*Dataset content*:
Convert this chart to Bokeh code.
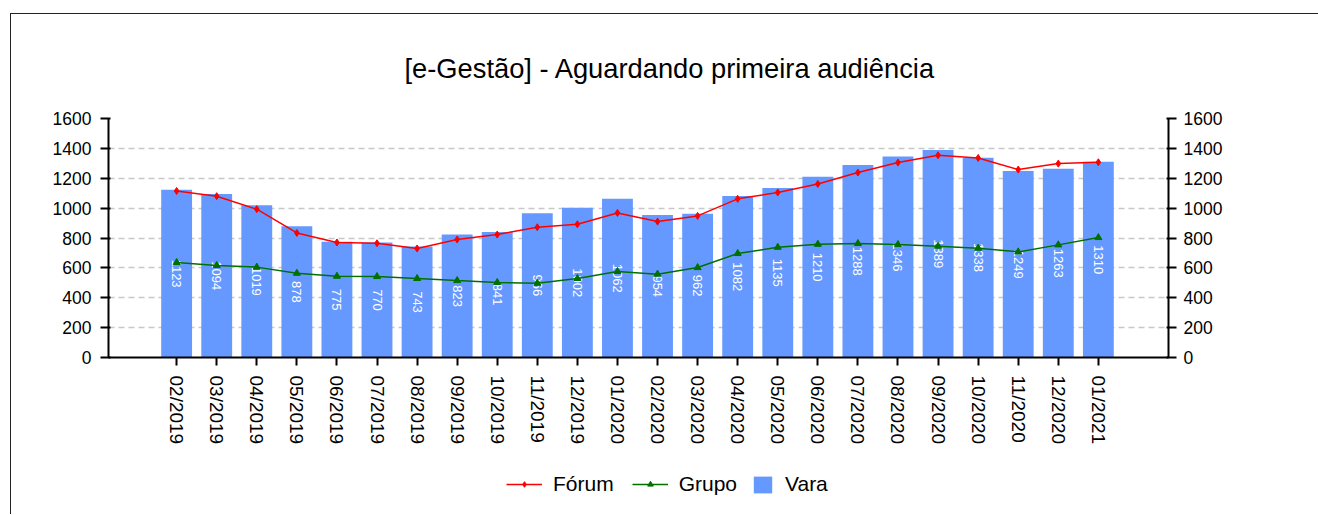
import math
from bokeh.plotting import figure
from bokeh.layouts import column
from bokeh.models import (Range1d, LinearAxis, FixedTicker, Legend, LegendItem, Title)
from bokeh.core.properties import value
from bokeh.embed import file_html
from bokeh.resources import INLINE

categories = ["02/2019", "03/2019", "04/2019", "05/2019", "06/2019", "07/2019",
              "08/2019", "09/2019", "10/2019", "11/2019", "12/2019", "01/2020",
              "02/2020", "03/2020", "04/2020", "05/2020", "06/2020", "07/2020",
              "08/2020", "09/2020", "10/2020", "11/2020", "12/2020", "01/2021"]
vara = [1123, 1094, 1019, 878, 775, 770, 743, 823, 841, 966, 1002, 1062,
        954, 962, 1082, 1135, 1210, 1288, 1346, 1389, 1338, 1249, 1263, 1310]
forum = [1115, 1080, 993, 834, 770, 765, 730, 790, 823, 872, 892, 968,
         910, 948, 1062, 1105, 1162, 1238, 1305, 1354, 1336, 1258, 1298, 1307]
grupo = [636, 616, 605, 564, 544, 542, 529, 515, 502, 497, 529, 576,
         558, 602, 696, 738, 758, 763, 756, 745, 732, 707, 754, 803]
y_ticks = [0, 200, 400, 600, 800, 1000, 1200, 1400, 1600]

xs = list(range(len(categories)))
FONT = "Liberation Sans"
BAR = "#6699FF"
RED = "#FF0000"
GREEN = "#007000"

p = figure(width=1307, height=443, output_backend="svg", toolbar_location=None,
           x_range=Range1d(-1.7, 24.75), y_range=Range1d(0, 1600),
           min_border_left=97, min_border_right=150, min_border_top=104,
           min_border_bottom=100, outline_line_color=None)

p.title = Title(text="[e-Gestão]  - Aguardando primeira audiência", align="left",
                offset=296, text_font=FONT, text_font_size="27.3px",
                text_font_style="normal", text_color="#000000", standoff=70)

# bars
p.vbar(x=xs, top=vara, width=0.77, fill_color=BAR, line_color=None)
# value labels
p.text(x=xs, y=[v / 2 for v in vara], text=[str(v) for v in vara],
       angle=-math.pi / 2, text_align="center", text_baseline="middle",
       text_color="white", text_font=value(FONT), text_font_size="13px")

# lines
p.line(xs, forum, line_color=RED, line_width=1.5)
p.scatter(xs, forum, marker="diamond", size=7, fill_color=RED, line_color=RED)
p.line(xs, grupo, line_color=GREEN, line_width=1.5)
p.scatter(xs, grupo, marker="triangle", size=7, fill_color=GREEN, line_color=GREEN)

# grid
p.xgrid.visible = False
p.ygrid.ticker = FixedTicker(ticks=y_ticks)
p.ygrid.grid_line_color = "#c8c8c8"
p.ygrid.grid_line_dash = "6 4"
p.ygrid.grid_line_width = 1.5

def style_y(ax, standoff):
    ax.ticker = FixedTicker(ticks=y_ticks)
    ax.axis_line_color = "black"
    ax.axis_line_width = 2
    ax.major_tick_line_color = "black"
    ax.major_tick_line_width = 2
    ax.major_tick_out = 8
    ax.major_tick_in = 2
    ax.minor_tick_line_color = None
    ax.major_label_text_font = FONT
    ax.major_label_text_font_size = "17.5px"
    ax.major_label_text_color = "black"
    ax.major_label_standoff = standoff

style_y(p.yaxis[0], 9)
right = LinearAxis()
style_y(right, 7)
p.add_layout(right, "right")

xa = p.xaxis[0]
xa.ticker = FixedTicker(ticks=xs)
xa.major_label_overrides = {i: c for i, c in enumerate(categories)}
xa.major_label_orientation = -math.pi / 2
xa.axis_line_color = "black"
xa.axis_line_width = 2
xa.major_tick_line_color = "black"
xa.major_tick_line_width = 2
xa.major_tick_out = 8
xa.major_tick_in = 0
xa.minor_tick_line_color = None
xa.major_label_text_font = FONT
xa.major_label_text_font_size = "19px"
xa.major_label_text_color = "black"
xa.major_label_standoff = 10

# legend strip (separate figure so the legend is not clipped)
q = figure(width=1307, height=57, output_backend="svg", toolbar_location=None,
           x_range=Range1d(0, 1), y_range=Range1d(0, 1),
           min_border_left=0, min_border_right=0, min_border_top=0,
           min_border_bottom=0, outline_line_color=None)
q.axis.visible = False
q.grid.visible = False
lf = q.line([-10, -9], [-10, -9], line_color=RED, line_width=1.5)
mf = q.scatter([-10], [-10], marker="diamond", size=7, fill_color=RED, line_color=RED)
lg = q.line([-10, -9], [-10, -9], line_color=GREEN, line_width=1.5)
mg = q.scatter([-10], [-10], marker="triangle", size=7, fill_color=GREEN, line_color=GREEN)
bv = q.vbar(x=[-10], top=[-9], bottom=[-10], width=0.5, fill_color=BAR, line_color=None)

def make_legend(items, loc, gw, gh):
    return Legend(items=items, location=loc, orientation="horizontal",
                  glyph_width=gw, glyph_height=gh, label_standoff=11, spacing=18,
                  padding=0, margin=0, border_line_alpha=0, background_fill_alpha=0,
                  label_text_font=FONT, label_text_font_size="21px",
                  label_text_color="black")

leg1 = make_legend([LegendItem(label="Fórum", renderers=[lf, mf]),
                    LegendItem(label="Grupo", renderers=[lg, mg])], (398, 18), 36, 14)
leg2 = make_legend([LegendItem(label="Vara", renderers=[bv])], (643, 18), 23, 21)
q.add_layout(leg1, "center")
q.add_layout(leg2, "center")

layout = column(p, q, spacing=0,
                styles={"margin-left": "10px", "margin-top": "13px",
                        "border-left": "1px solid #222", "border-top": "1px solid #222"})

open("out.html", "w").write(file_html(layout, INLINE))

*Brief*:
Please write out all the data again word for word, but not the pictures.

*The reply*:
Convert this chart to Bokeh code.
import math
from bokeh.plotting import figure
from bokeh.layouts import column
from bokeh.models import (Range1d, LinearAxis, FixedTicker, Legend, LegendItem, Title)
from bokeh.core.properties import value
from bokeh.embed import file_html
from bokeh.resources import INLINE

categories = ["02/2019", "03/2019", "04/2019", "05/2019", "06/2019", "07/2019",
              "08/2019", "09/2019", "10/2019", "11/2019", "12/2019", "01/2020",
              "02/2020", "03/2020", "04/2020", "05/2020", "06/2020", "07/2020",
              "08/2020", "09/2020", "10/2020", "11/2020", "12/2020", "01/2021"]
vara = [1123, 1094, 1019, 878, 775, 770, 743, 823, 841, 966, 1002, 1062,
        954, 962, 1082, 1135, 1210, 1288, 1346, 1389, 1338, 1249, 1263, 1310]
forum = [1115, 1080, 993, 834, 770, 765, 730, 790, 823, 872, 892, 968,
         910, 948, 1062, 1105, 1162, 1238, 1305, 1354, 1336, 1258, 1298, 1307]
grupo = [636, 616, 605, 564, 544, 542, 529, 515, 502, 497, 529, 576,
         558, 602, 696, 738, 758, 763, 756, 745, 732, 707, 754, 803]
y_ticks = [0, 200, 400, 600, 800, 1000, 1200, 1400, 1600]

xs = list(range(len(categories)))
FONT = "Liberation Sans"
BAR = "#6699FF"
RED = "#FF0000"
GREEN = "#007000"

p = figure(width=1307, height=443, output_backend="svg", toolbar_location=None,
           x_range=Range1d(-1.7, 24.75), y_range=Range1d(0, 1600),
           min_border_left=97, min_border_right=150, min_border_top=104,
           min_border_bottom=100, outline_line_color=None)

p.title = Title(text="[e-Gestão]  - Aguardando primeira audiência", align="left",
                offset=296, text_font=FONT, text_font_size="27.3px",
                text_font_style="normal", text_color="#000000", standoff=70)

# bars
p.vbar(x=xs, top=vara, width=0.77, fill_color=BAR, line_color=None)
# value labels
p.text(x=xs, y=[v / 2 for v in vara], text=[str(v) for v in vara],
       angle=-math.pi / 2, text_align="center", text_baseline="middle",
       text_color="white", text_font=value(FONT), text_font_size="13px")

# lines
p.line(xs, forum, line_color=RED, line_width=1.5)
p.scatter(xs, forum, marker="diamond", size=7, fill_color=RED, line_color=RED)
p.line(xs, grupo, line_color=GREEN, line_width=1.5)
p.scatter(xs, grupo, marker="triangle", size=7, fill_color=GREEN, line_color=GREEN)

# grid
p.xgrid.visible = False
p.ygrid.ticker = FixedTicker(ticks=y_ticks)
p.ygrid.grid_line_color = "#c8c8c8"
p.ygrid.grid_line_dash = "6 4"
p.ygrid.grid_line_width = 1.5

def style_y(ax, standoff):
    ax.ticker = FixedTicker(ticks=y_ticks)
    ax.axis_line_color = "black"
    ax.axis_line_width = 2
    ax.major_tick_line_color = "black"
    ax.major_tick_line_width = 2
    ax.major_tick_out = 8
    ax.major_tick_in = 2
    ax.minor_tick_line_color = None
    ax.major_label_text_font = FONT
    ax.major_label_text_font_size = "17.5px"
    ax.major_label_text_color = "black"
    ax.major_label_standoff = standoff

style_y(p.yaxis[0], 9)
right = LinearAxis()
style_y(right, 7)
p.add_layout(right, "right")

xa = p.xaxis[0]
xa.ticker = FixedTicker(ticks=xs)
xa.major_label_overrides = {i: c for i, c in enumerate(categories)}
xa.major_label_orientation = -math.pi / 2
xa.axis_line_color = "black"
xa.axis_line_width = 2
xa.major_tick_line_color = "black"
xa.major_tick_line_width = 2
xa.major_tick_out = 8
xa.major_tick_in = 0
xa.minor_tick_line_color = None
xa.major_label_text_font = FONT
xa.major_label_text_font_size = "19px"
xa.major_label_text_color = "black"
xa.major_label_standoff = 10

# legend strip (separate figure so the legend is not clipped)
q = figure(width=1307, height=57, output_backend="svg", toolbar_location=None,
           x_range=Range1d(0, 1), y_range=Range1d(0, 1),
           min_border_left=0, min_border_right=0, min_border_top=0,
           min_border_bottom=0, outline_line_color=None)
q.axis.visible = False
q.grid.visible = False
lf = q.line([-10, -9], [-10, -9], line_color=RED, line_width=1.5)
mf = q.scatter([-10], [-10], marker="diamond", size=7, fill_color=RED, line_color=RED)
lg = q.line([-10, -9], [-10, -9], line_color=GREEN, line_width=1.5)
mg = q.scatter([-10], [-10], marker="triangle", size=7, fill_color=GREEN, line_color=GREEN)
bv = q.vbar(x=[-10], top=[-9], bottom=[-10], width=0.5, fill_color=BAR, line_color=None)

def make_legend(items, loc, gw, gh):
    return Legend(items=items, location=loc, orientation="horizontal",
                  glyph_width=gw, glyph_height=gh, label_standoff=11, spacing=18,
                  padding=0, margin=0, border_line_alpha=0, background_fill_alpha=0,
                  label_text_font=FONT, label_text_font_size="21px",
                  label_text_color="black")

leg1 = make_legend([LegendItem(label="Fórum", renderers=[lf, mf]),
                    LegendItem(label="Grupo", renderers=[lg, mg])], (398, 18), 36, 14)
leg2 = make_legend([LegendItem(label="Vara", renderers=[bv])], (643, 18), 23, 21)
q.add_layout(leg1, "center")
q.add_layout(leg2, "center")

layout = column(p, q, spacing=0,
                styles={"margin-left": "10px", "margin-top": "13px",
                        "border-left": "1px solid #222", "border-top": "1px solid #222"})

open("out.html", "w").write(file_html(layout, INLINE))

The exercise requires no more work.